Therapy wasted over 2 years of my life & $10,000 I didn't have. I was more depressed at the end of it. Not for lack of effort. Tried group, interpersonal, cognitive, behavioural etc. And you know what? The only people I saw get 'better' were those who had a clear case of 'enviromental' depression (ie recent loss of a loved one), and a girl whose speed-induced psychoses gradually faded with time (she no longer used). Of course the therapists were only too happy to claim the credit for that one. She wasn't cured; she just gained acces to a caring, supportive group who encouraged her to stay away from the drugs, allowing the psychosis to resolve (no bad thing of course). At best the majority of patients were cajoled into a grudging acceptance of their condition, & perhaps gained a little self-knowledge.

The fact is psychoanalytic theory looks great on paper but has little real-world application. The main problem? Mixed up causality. I have **nothing** to be depressed about so why do these individuals continue to invent obscure & frankly bizarre explanations as to why I am? Also it's seen as politically correct (ie virtuous, 'natural', involves taking 'responsibility'; or more accurately, *the blame*) & so is protected from criticism.

Many years ago it made sense to believe the earth was flat. We'd all fall off the edge of the world if it wasn't. "Surely". Then some brave individuals posited that actually the world is round. Of course they were condemned & ridiculed for their views but gradually science caught up with theory & Einstein 'discovered' gravity. Case closed. I believe there are still many 'flat-earth' believers in relation to psychiatry.

I reckon I could quite easily discredit psychotherapy (or more accurately, its bold claims) in its entirety, but the severe mental retardation & agitation I suffer from (due to my *biological* illness, & I think I wld know) would prevent me doing so in either a lucid or civil manner. And perhaps this isn't the board for it anyway.
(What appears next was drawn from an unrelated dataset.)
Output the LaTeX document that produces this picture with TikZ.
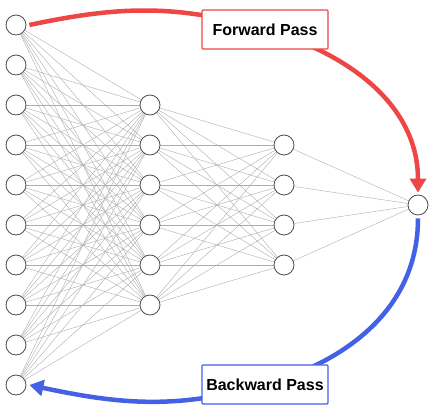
\documentclass[tikz,border=0pt]{standalone}
\usepackage{fontspec}
\setmainfont{Liberation Sans}
\usetikzlibrary{arrows.meta,backgrounds}

\definecolor{fwdred}{HTML}{EE4545}
\definecolor{bwdblue}{HTML}{4461E6}

\begin{document}
\begin{tikzpicture}[
            x=1pt,
            y=1pt,
            neuron/.style={
                circle,
                draw=black!70,
                line width=0.8pt,
                fill=white,
                minimum size=20pt,
                inner sep=0pt
            },
            synapse/.style={
                draw=black!32,
                line width=0.4pt
            },
            passbox/.style={
                rectangle,
                rounded corners=1pt,
                line width=1.3pt,
                fill=white,
                minimum width=126pt,
                minimum height=39pt,
                font=\bfseries\fontsize{16}{19}\selectfont
            },
            passarrow/.style={
                line width=4.5pt,
                -{Triangle[length=14pt,width=16pt]}
            }
        ]
            \useasboundingbox (0,0) rectangle (434,414);

            % input layer
            \node[neuron] (a1) at (16,389) {};
            \node[neuron] (a2) at (16,349) {};
            \node[neuron] (a3) at (16,309) {};
            \node[neuron] (a4) at (16,269) {};
            \node[neuron] (a5) at (16,229) {};
            \node[neuron] (a6) at (16,189) {};
            \node[neuron] (a7) at (16,149) {};
            \node[neuron] (a8) at (16,109) {};
            \node[neuron] (a9) at (16,69) {};
            \node[neuron] (a10) at (16,29) {};

            % hidden layers
            \node[neuron] (b1) at (150,309) {};
            \node[neuron] (b2) at (150,269) {};
            \node[neuron] (b3) at (150,229) {};
            \node[neuron] (b4) at (150,189) {};
            \node[neuron] (b5) at (150,149) {};
            \node[neuron] (b6) at (150,109) {};

            \node[neuron] (c1) at (284,269) {};
            \node[neuron] (c2) at (284,229) {};
            \node[neuron] (c3) at (284,189) {};
            \node[neuron] (c4) at (284,149) {};

            % output
            \node[neuron] (o) at (418,209) {};

            \node[passbox, draw=fwdred] (fwd) at (265,384.5) {Forward Pass};
            \node[passbox, draw=bwdblue] (bwd) at (265,29.5) {Backward Pass};

            \begin{scope}[on background layer]
                \foreach \i in {1,...,10}
                    \foreach \j in {1,...,6}
                        \draw[synapse] (a\i)--(b\j);
                \foreach \j in {1,...,6}
                    \foreach \k in {1,...,4}
                        \draw[synapse] (b\j)--(c\k);
                \foreach \k in {1,...,4}
                    \draw[synapse] (c\k)--(o);

                \draw[passarrow, fwdred] ([xshift=3pt]a1.east) to[out=12,in=164] (fwd.center)
                    to[out=-16,in=90] ([yshift=2pt]o.north);
                \draw[passarrow, bwdblue] ([yshift=-3pt]o.south) to[out=-90,in=16] (bwd.center)
                    to[out=196,in=-12] ([xshift=3pt]a10.east);
            \end{scope}
        \end{tikzpicture}
\end{document}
Anyway, (more than) enough said.
Thanks also to those who posted along similar lines. We must continue to educate those who'd have it that we are in some way responsible for our mental illness. Yes, hard work & endeavour are rec'd but this is so for all people, whether mentally ill or not. It's certainly no answer for serious mental illness.

"Walk away Jah."
"Okay I will. This is doing my stress levels no good. Thanks & Goodbye. J."

========================================================================
> I would be very careful about your use of metaphors and of judging others for not trying to change.
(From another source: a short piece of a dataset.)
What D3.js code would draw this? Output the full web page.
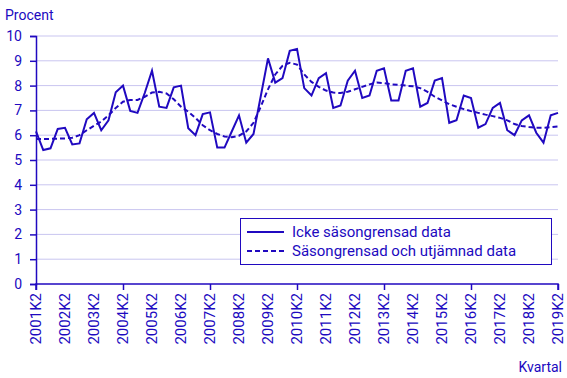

> Back in the 50s some bright psychoanalyst thought up the notion of a "schizophrenogenic mother": the idea that mothers cause schizophrenia by sending their children mixed messages. This notion has since been discredited, but it has caused a great deal of damage to many well meaning and loving parents. You seem to be implying that those who continue to be depressed are too lazy to put in the work to rid themselves of their "aberrant thinking and dysfunctional coping mechanisms". I don't think this kind of thinking is constructive to finding real solutions to what is a very complicated phenomenon.
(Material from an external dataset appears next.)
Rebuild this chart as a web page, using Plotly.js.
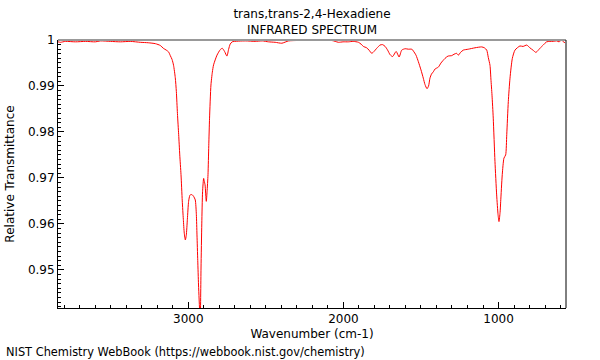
<!DOCTYPE html>
<html>
<head>
<meta charset="utf-8">
<script src="https://cdn.plot.ly/plotly-3.0.1.min.js"></script>
<style>html,body{margin:0;padding:0;background:#fff;}#chart{width:600px;height:360px;}</style>
</head>
<body>
<div id="chart"></div>
<script>
// Wavenumber (cm-1)
const wavenumber = [
3840,3824,3792,3728,3663,3599,3567,3502,3438,3374,3309,3258,3212,3180,3161,3142,3127,3116,3105,3095,
3084,3077,3070,3062,3055,3047,3039,3032,3026,3019,3013,3006,2998,2990,2983,2974,2966,2955,2948,2944,
2939,2934,2926,2923,2918,2913,2908,2901,2897,2892,2884,2879,2873,2868,2863,2854,2845,2837,2815,2794,
2781,2766,2751,2740,2730,2717,2633,2569,2523,2483,2440,2397,2354,2292,2225,2150,2075,2053,2032,2002,
1968,1937,1903,1886,1871,1850,1835,1817,1803,1785,1764,1748,1731,1715,1699,1683,1660,1641,1624,1602,
1581,1559,1549,1532,1517,1500,1485,1474,1461,1451,1442,1432,1420,1409,1388,1371,1345,1326,1302,1287,
1270,1259,1245,1227,1195,1152,1109,1091,1076,1066,1055,1049,1042,1034,1023,1012,1003,997,990,986,
976,965,954,947,937,926,911,894,862,842,818,798,778,759,746,733,712,690,669,649,
625,610,593,585,572
];
// Relative transmittance
const transmittance = [
0.9996,0.9995,0.9997,0.9996,0.9997,0.9996,0.9998,0.9997,0.9996,0.9997,0.9995,0.9994,0.9992,0.9988,0.9982,0.9978,0.9974,0.9966,0.9958,0.9945,
0.9918,0.9888,0.9840,0.9794,0.9750,0.9707,0.9650,0.9610,0.9580,0.9565,0.9575,0.9610,0.9649,0.9662,0.9664,0.9663,0.9660,0.9652,0.9620,0.9576,
0.9520,0.9467,0.9405,0.9392,0.9504,0.9600,0.9670,0.9699,0.9693,0.9685,0.9649,0.9670,0.9707,0.9770,0.9830,0.9902,0.9930,0.9946,0.9967,0.9979,
0.9982,0.9975,0.9965,0.9980,0.9991,0.9996,0.9998,0.9997,0.9998,0.9996,0.9995,0.9993,0.9998,0.9999,1.0000,0.9999,0.9999,0.9997,0.9995,0.9996,
0.9996,0.9997,0.9995,0.9991,0.9986,0.9983,0.9978,0.9971,0.9975,0.9982,0.9989,0.9990,0.9986,0.9978,0.9968,0.9964,0.9975,0.9963,0.9978,0.9981,
0.9980,0.9980,0.9976,0.9967,0.9953,0.9935,0.9917,0.9903,0.9894,0.9900,0.9917,0.9926,0.9931,0.9937,0.9941,0.9950,0.9960,0.9965,0.9966,0.9969,
0.9971,0.9967,0.9973,0.9978,0.9980,0.9983,0.9985,0.9983,0.9978,0.9962,0.9945,0.9915,0.9880,0.9830,0.9736,0.9663,0.9620,0.9605,0.9625,0.9649,
0.9707,0.9743,0.9750,0.9794,0.9866,0.9917,0.9960,0.9978,0.9987,0.9986,0.9989,0.9983,0.9978,0.9973,0.9977,0.9982,0.9989,0.9996,0.9997,0.9997,
0.9998,0.9996,1.0000,0.9997,0.9994
];
const xTickVals = [3000, 2000, 1000];
const titleLines = ["trans,trans-2,4-Hexadiene", "INFRARED SPECTRUM"];
const xTitle = "Wavenumber (cm-1)";
const yTitle = "Relative Transmittance";
const footer = "NIST Chemistry WebBook (https://webbook.nist.gov/chemistry)";

const font = {family: "DejaVu Sans, sans-serif", size: 12, color: "#000"};

const trace = {
  x: wavenumber, y: transmittance, type: "scatter", mode: "lines",
  line: {color: "#ff0000", width: 1, shape: "spline", smoothing: 0.6},
  hoverinfo: "skip"
};

const layout = {
  width: 600, height: 360,
  margin: {l: 57.5, r: 34, t: 40, b: 52},
  paper_bgcolor: "#fff", plot_bgcolor: "#fff",
  font: font,
  showlegend: false,
  title: {text: titleLines.join("<br>"), font: font, x: 0.52, xanchor: "center", y: 0.949, yanchor: "top"},
  xaxis: {
    range: [3840, 565], autorange: false,
    tickvals: xTickVals, ticktext: xTickVals.map(String),
    ticks: "inside", ticklen: 6, tickcolor: "#000", tickwidth: 1,
    minor: {dtick: 100, tick0: 0, ticks: "inside", ticklen: 3, tickcolor: "#000", showgrid: false},
    showgrid: false, zeroline: false,
    showline: true, linecolor: "#000", linewidth: 1,
    title: {text: xTitle, font: font, standoff: 4},
    tickfont: font
  },
  yaxis: {
    range: [0.9417, 1.0], autorange: false,
    tick0: 0.95, dtick: 0.01,
    ticks: "inside", ticklen: 6, tickcolor: "#000", tickwidth: 1,
    minor: {dtick: 0.001, ticks: "inside", ticklen: 3, tickcolor: "#000", showgrid: false},
    showgrid: false, zeroline: false,
    showline: true, linecolor: "#000", linewidth: 1,
    title: {text: yTitle, font: font, standoff: 10},
    tickfont: font
  },
  shapes: [
    {type: "line", xref: "paper", yref: "paper", x0: 0, x1: 1, y0: 1, y1: 1, line: {color: "#999", width: 2}},
    {type: "line", xref: "paper", yref: "paper", x0: 1, x1: 1, y0: 0, y1: 1, line: {color: "#000", width: 1}}
  ],
  annotations: [
    {text: footer, xref: "paper", yref: "paper", x: -0.107, y: -0.164, xanchor: "left", yanchor: "middle", showarrow: false,
     font: {family: "DejaVu Sans, sans-serif", size: 11.4, color: "#000"}}
  ]
};

Plotly.newPlot("chart", [trace], layout, {staticPlot: true, displayModeBar: false});
</script>
</body>
</html>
> My point is that it is extremely easy for psychologists and wannabe psychologists to sit in their arm chairs and think of explanations for mental illness. Some of these ideas may have a degree of validity in certain cases and some may be pure hogwash. Many times the ideas that tend to be accepted depend on the promotional abilities of the theorist, or what is trendy at that moment in history.

> The psychodynamic idea that depression is caused by intrapsychic conflict and the cognitive idea it is based on cognitive distortions both may be true to a lesser or greater extent in certain cases. However depression and mental illness are too complicated to be reduced to simplistic theories. The idea that anti-depressants are only bandages that cover over "real" issues sounds nice- but do you have any actual evidence to support your "bandage" theory?

> I personally have spend thousands of dollars on therapy and huge quantities of time and effort working with my thoughts and feelings and have seen very little actual results from my work. The only thing that worked were anti-depressants- unfortunately they pooped-out.